[start of Stored data]

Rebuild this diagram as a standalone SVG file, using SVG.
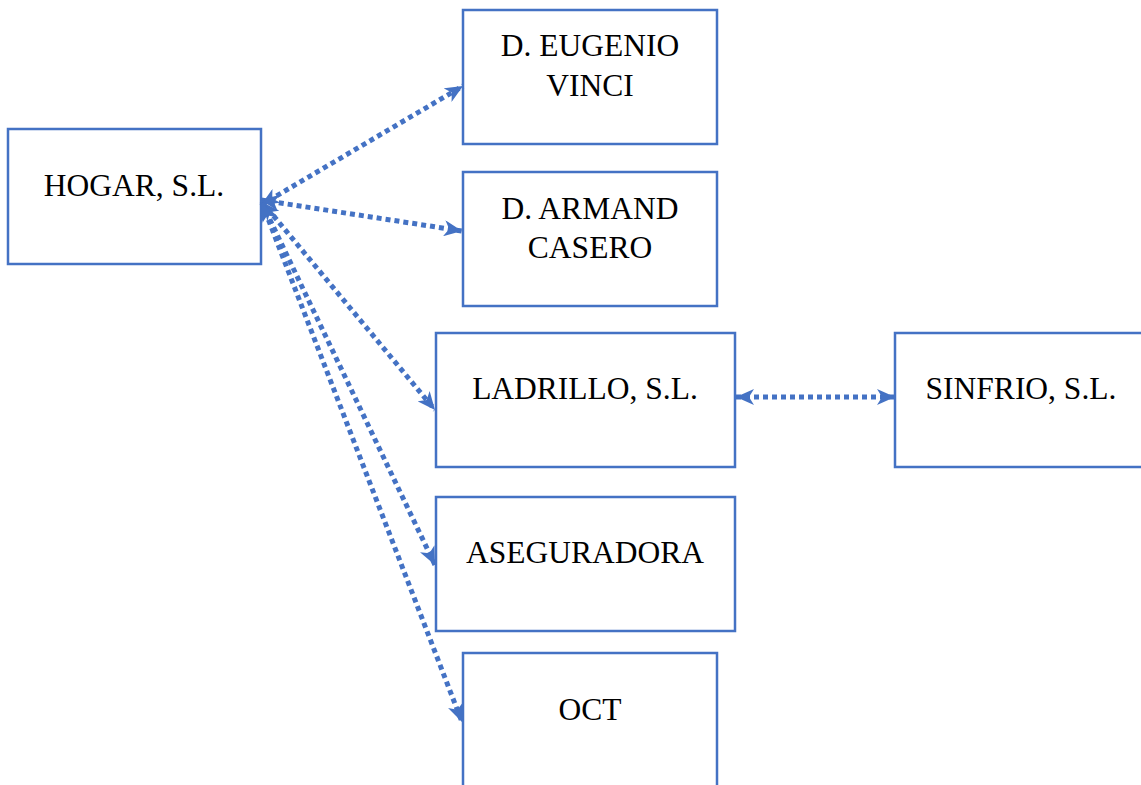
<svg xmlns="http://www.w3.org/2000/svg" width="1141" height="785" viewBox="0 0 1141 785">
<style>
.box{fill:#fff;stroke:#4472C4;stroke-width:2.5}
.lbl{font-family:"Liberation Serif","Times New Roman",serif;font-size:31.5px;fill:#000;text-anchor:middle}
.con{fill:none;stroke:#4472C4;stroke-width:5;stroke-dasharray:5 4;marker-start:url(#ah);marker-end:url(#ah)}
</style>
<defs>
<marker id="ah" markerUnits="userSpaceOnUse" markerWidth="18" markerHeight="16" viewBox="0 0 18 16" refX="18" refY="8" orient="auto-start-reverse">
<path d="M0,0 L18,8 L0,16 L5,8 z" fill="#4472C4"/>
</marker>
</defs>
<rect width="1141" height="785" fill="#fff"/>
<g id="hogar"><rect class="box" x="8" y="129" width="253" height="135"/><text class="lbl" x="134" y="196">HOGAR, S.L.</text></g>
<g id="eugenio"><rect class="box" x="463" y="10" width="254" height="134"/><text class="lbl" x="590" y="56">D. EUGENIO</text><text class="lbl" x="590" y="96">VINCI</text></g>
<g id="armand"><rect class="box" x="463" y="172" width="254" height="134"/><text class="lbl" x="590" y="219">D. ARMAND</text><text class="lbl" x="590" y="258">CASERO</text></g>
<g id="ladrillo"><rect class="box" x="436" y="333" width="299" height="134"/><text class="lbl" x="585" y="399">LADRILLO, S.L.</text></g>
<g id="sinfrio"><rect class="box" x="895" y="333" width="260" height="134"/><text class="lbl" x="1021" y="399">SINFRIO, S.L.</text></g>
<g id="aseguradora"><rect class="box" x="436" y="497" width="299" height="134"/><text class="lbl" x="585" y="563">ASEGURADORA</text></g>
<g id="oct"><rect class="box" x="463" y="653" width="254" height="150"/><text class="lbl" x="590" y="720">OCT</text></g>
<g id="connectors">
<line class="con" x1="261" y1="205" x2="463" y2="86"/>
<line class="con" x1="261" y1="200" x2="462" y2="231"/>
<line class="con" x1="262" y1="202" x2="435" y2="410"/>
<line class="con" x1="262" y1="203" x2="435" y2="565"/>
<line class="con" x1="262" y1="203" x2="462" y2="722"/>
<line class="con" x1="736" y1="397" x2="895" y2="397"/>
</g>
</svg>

[end of Stored data]

[Aim] Omit the pictures, then output the rest of the listing exactly.

[Output for this task]
Rebuild this diagram as a standalone SVG file, using SVG.
<svg xmlns="http://www.w3.org/2000/svg" width="1141" height="785" viewBox="0 0 1141 785">
<style>
.box{fill:#fff;stroke:#4472C4;stroke-width:2.5}
.lbl{font-family:"Liberation Serif","Times New Roman",serif;font-size:31.5px;fill:#000;text-anchor:middle}
.con{fill:none;stroke:#4472C4;stroke-width:5;stroke-dasharray:5 4;marker-start:url(#ah);marker-end:url(#ah)}
</style>
<defs>
<marker id="ah" markerUnits="userSpaceOnUse" markerWidth="18" markerHeight="16" viewBox="0 0 18 16" refX="18" refY="8" orient="auto-start-reverse">
<path d="M0,0 L18,8 L0,16 L5,8 z" fill="#4472C4"/>
</marker>
</defs>
<rect width="1141" height="785" fill="#fff"/>
<g id="hogar"><rect class="box" x="8" y="129" width="253" height="135"/><text class="lbl" x="134" y="196">HOGAR, S.L.</text></g>
<g id="eugenio"><rect class="box" x="463" y="10" width="254" height="134"/><text class="lbl" x="590" y="56">D. EUGENIO</text><text class="lbl" x="590" y="96">VINCI</text></g>
<g id="armand"><rect class="box" x="463" y="172" width="254" height="134"/><text class="lbl" x="590" y="219">D. ARMAND</text><text class="lbl" x="590" y="258">CASERO</text></g>
<g id="ladrillo"><rect class="box" x="436" y="333" width="299" height="134"/><text class="lbl" x="585" y="399">LADRILLO, S.L.</text></g>
<g id="sinfrio"><rect class="box" x="895" y="333" width="260" height="134"/><text class="lbl" x="1021" y="399">SINFRIO, S.L.</text></g>
<g id="aseguradora"><rect class="box" x="436" y="497" width="299" height="134"/><text class="lbl" x="585" y="563">ASEGURADORA</text></g>
<g id="oct"><rect class="box" x="463" y="653" width="254" height="150"/><text class="lbl" x="590" y="720">OCT</text></g>
<g id="connectors">
<line class="con" x1="261" y1="205" x2="463" y2="86"/>
<line class="con" x1="261" y1="200" x2="462" y2="231"/>
<line class="con" x1="262" y1="202" x2="435" y2="410"/>
<line class="con" x1="262" y1="203" x2="435" y2="565"/>
<line class="con" x1="262" y1="203" x2="462" y2="722"/>
<line class="con" x1="736" y1="397" x2="895" y2="397"/>
</g>
</svg>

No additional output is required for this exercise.